If you have further queries, please contact Ivelina Yonova or Mariya Hriskova

Information for patients

The RSC works closely with the RCGP patients group. Patients are encouraged to join this group and feedback to the centre.

What is the RSC National Monitoring Network?

The National Monitoring Network is a network of GP surgeries across England that contributes medical information to an electronic database. The information collected by the network is used for the surveillance of a range of common infections and diseases that doctors regularly diagnose. The current focus is on spotting changes in infections and other diseases. It also researches vaccine benefits.

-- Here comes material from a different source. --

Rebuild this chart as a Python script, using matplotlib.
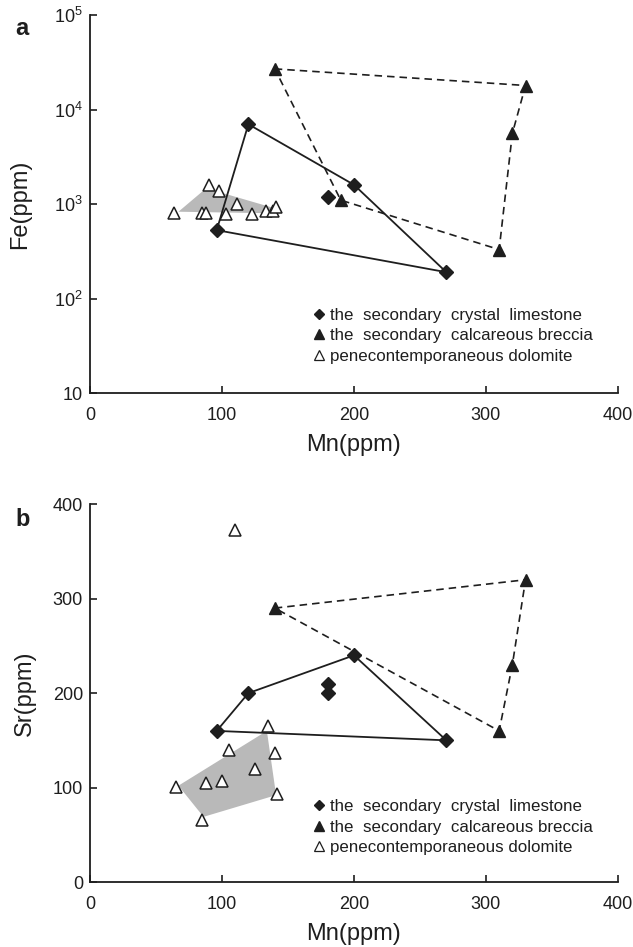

It is involved in other research, including diabetes, though any research will be ethically approved by the relevant research ethics committee. The network is mainly funded by Public Health England.

Why is this network important?

The network is monitoring infections and diseases in the community. Surveillance is also important for responding to specific incidents that might affect the health of the public. For example, the RSC can monitor influenza rates during the winter. If these exceed normal levels, we inform doctors and hospitals to warn them that they might expect an increase in patients using services. A high level of influenza can also trigger the release of special additional measures, such as the release of anti-flu medications.  During the pandemic of 2009, the RSC provided samples to observe the spread of the virus in the community and monitor if the anti-viral drugs prescribed were effective.

How is information from each consultation used?

After a consultation the doctor enters the information using relevant codes in the patient's computerised medical record system. This information includes the GP's diagnosis of what might be causing the patient's symptoms or illnesses. The RSC performs a search on the surgery computer system data for information about all new diagnoses that have been made. These diagnoses include information about diseases, and information about other activities in the surgery such as vaccination details, so that the RSC can study effectiveness. The data are anonymised prior to being used for research. As the identifying information (such as names, addresses and date of birth) are removed from the record, patients cannot be identified from these extracted records.

How does this affect patients?

All information is collected anonymously and should not affect patient care in any way. The information is extremely important for protecting the whole population. The RSC has taken all measures necessary to ensure that patient confidentiality is maintained. There is a mechanism by which a patient can decide not to allow their information to be used: please inform your GP and your information will not be included in the anonymised database.